Quando se fala em maternidade grande parte das mulheres associa essa experiência a algo maravilhoso, polvilhado de amor e ternura. Ser mãe é descrito, no geral, como uma experiência gratificante e bastante positiva.
Mas a maternidade implica uma mudança interna e identitária: de mulher e filha a mulher e mãe, com novos papéis, novas expectativas, numa reestruturação progressiva e contínua de ser e de estar. Sendo um processo relativamente tranquilo, mesmo em situações de gravidez não desejada, em função do contexto, das vivências e da estrutura da personalidade, nem sempre é assim.
A par da observação clínica, vários estudos vêm suportar a ideia de que uma gravidez indesejada (não quer dizer, necessariamente, não planeada), influencia o vínculo mãe-filho. Se a afetividade é um constructo complexo, nestes casos o afeto vai emergindo da ambivalência entre o sentimento de culpa pela rejeição e a tentativa de compreensão e aceitação. Em casos patológicos, a ligação mãe-bebé tem uma construção deficitária, levando à continuidade da rejeição, de forma mais ou menos evidente, após o nascimento.
Quando em contexto interventivo ouvimos expressões como: “tirem isto de dentro de mim” ou “devia ter ido parar à sanita como foram os outros”, é a evidência clara de que o papel de mãe não foi interiorizado. É a expressão crua do mal-estar da mãe e da sua incapacidade em lidar com a maternidade e com a nova identidade que lhe está associada.
Mas, antes de fazer qualquer juízo de valor pare para pensar. Conhece a história de vida daquelas mulheres? Como foi a construção dos seus próprios afetos? Alguma vez terá sido amada? Que contornos e que significado tem aquela gravidez?
A experiência clínica diz-nos que estas mulheres têm uma relação patológica com a afetividade e, na maioria dos casos, não conseguem “sentir” de outra forma. Muitas tiveram, também, uma infância complicada, outras sentiram que não eram amadas, ou que nunca foram verdadeiramente aceites. Por norma, são pessoas que não aprenderam a amar de forma positiva.

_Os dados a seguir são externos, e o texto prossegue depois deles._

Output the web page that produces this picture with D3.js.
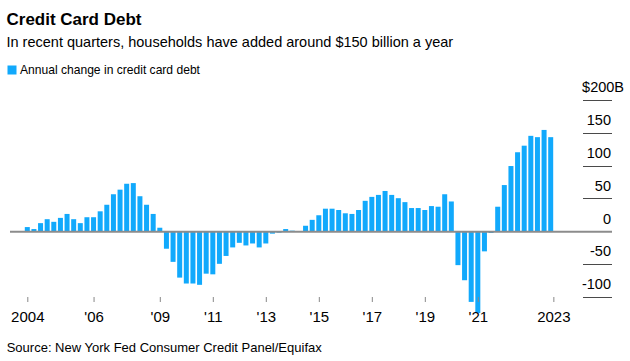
<!DOCTYPE html>
<html>
<head>
<meta charset="utf-8">
<script src="https://cdn.jsdelivr.net/npm/d3@7"></script>
<style>
  html, body { margin: 0; padding: 0; background: #fff; }
  svg { display: block; }
  text { font-family: "Liberation Sans", Arial, Helvetica, sans-serif; fill: #000; }
</style>
</head>
<body>
<svg id="chart" width="630" height="361"></svg>
<script>
// ---- Data (annual change in credit card debt, $B, quarterly 2004Q1–2023Q4) ----
const startYear = 2004;
const values = [
  7, 4, 13, 19, 15, 21, 27, 19, 13, 22, 22, 31, 41, 57, 64, 73, 74, 54, 41, 27, 6,
  -26, -46, -70, -79, -79, -81, -64, -65, -49, -37, -24, -17, -21, -18, -24, -18, -3, -1.5, 4, 1.5, 1,
  9, 18, 25, 35, 35, 33, 28, 27, 33, 47, 53, 56, 62, 56, 51, 45, 36, 36, 33, 39, 38,
  57, 46, -51, -74, -107, -124, -30, -2, 38, 71, 100, 121, 131, 146, 144, 155, 144
];
const quarters = values.map((v, i) => `${startYear + Math.floor(i / 4)}Q${(i % 4) + 1}`);
const xTickValues = [2004, 2006.5, 2009, 2011, 2013, 2015, 2017, 2019, 2021, 2023.85];
const xTickLabels = ["2004", "'06", "'09", "'11", "'13", "'15", "'17", "'19", "'21", "2023"];
const yTickValues = [-100, -50, 0, 50, 100, 150, 200];
const yTickLabels = ["-100", "-50", "0", "50", "100", "150", "$200B"];

const title = "Credit Card Debt";
const subtitle = "In recent quarters, households have added around $150 billion a year";
const legendLabel = "Annual change in credit card debt";
const source = "Source: New York Fed Consumer Credit Panel/Equifax";

// ---- Layout ----
const svg = d3.select("#chart");
const barColor = "#11a9fc";

const qToYear = (q) => +q.slice(0, 4) + (+q.slice(5) - 1) / 4;

const x = d3.scaleLinear().domain([2004, 2023.75]).range([27.3, 550.7]);
const y = d3.scaleLinear().domain([-100, 200]).range([297.3, 100.4]);
const barW = 5;

function fit(sel, target) {
  const n = sel.node();
  const w = n.getComputedTextLength();
  const fs = parseFloat(sel.attr("font-size"));
  sel.attr("font-size", (fs * target / w).toFixed(2));
}

// Titles
svg.append("text").attr("x", 6.5).attr("y", 24.5)
  .attr("font-size", 17).attr("font-weight", "bold").text(title)
  .call(fit, 135);
svg.append("text").attr("x", 6.5).attr("y", 46.5)
  .attr("font-size", 15.5).text(subtitle)
  .call(fit, 447);

// Legend
svg.append("rect").attr("x", 7.5).attr("y", 65.5).attr("width", 9).attr("height", 9)
  .attr("fill", barColor);
svg.append("text").attr("x", 20).attr("y", 74)
  .attr("font-size", 13).text(legendLabel)
  .call(fit, 180);

// Y gridlines (right side) and labels
const gridX0 = 582.7, gridX1 = 612;
svg.append("g").selectAll("line")
  .data(yTickValues.filter(d => d !== 0))
  .join("line")
  .attr("x1", gridX0).attr("x2", gridX1)
  .attr("y1", d => y(d)).attr("y2", d => y(d))
  .attr("stroke", "#4a4a4a").attr("stroke-width", 1)
  .attr("shape-rendering", "crispEdges");

svg.append("g").selectAll("text")
  .data(yTickValues)
  .join("text")
  .attr("x", (d, i) => yTickLabels[i].endsWith("B") ? 624 : 611)
  .attr("y", d => y(d) - 8)
  .attr("text-anchor", "end")
  .attr("font-size", 14.5)
  .text((d, i) => yTickLabels[i]);

// Bars
svg.append("g").selectAll("rect")
  .data(values.map((v, i) => ({ q: quarters[i], v })))
  .join("rect")
  .attr("x", d => x(qToYear(d.q)) - barW / 2)
  .attr("width", barW)
  .attr("y", d => y(Math.max(0, d.v)))
  .attr("height", d => Math.abs(y(d.v) - y(0)))
  .attr("fill", barColor);

// Zero line
svg.append("line")
  .attr("x1", 10).attr("x2", gridX1)
  .attr("y1", y(0)).attr("y2", y(0))
  .attr("stroke", "#8c8c8c").attr("stroke-width", 2);

// X axis
const xAxis = d3.axisBottom(x)
  .tickValues(xTickValues)
  .tickFormat((d, i) => xTickLabels[i])
  .tickSize(5)
  .tickPadding(10);
const gx = svg.append("g").attr("transform", "translate(0,297)").call(xAxis);
gx.select(".domain").remove();
gx.selectAll(".tick line").attr("stroke", "#888").attr("stroke-width", 1);
gx.selectAll(".tick text")
  .attr("font-family", '"Liberation Sans", Arial, sans-serif')
  .attr("font-size", 15).attr("fill", "#000")
  .attr("dy", null).attr("y", 25);

// Source
svg.append("text").attr("x", 6.7).attr("y", 351.7)
  .attr("font-size", 13).text(source)
  .call(fit, 315);
</script>
</body>
</html>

Chegam-nos ao consultório crianças para acompanhamento psicológico em que a abordagem necessária seria a familiar ou sistémica mas, na maior parte dos casos, é a criança que continua a ser “rejeitada”, continua a ser “aquela” que tem problemas identificados. Muitas das vezes não é a criança que precisa de ter acompanhamento psicológico e sim a mãe.
Noutros casos a mãe entra numa espiral comportamental (inconsciente) para alívio culpa, que se manifesta em atitudes de compensação: permissividade, excesso de tolerância ou falta de limites, compensações materiais, entre outras. No fundo sente arrependimento pelos seus pensamentos ou atitudes e teme, também, ser rejeitada pelo filho/a.
Claro que nos passa pela cabeça muitas questões: como será a vida desta criança? Será algum dia verdadeiramente aceite e amada de forma saudável? Nestes casos e na impossibilidade de haver um acompanhamento familiar, resta-nos ajudar a criança. Como? Através do restabelecimento de relações afetivas e vínculos afetivos saudáveis, quebrando o ciclo transgeracional de rejeição e de insegurança.
Fica a sugestão de ver (ou rever) o filme “Álbum de família” onde o tema da transgeracional está bem presente na história de 3 mulheres (irmãs), todas elas com as suas próprias “feridas narcísicas”, em que a imagem de uma mãe contentora não foi construída e interiorizada, condicionando um desenvolvimento pleno e saudável a cada uma delas.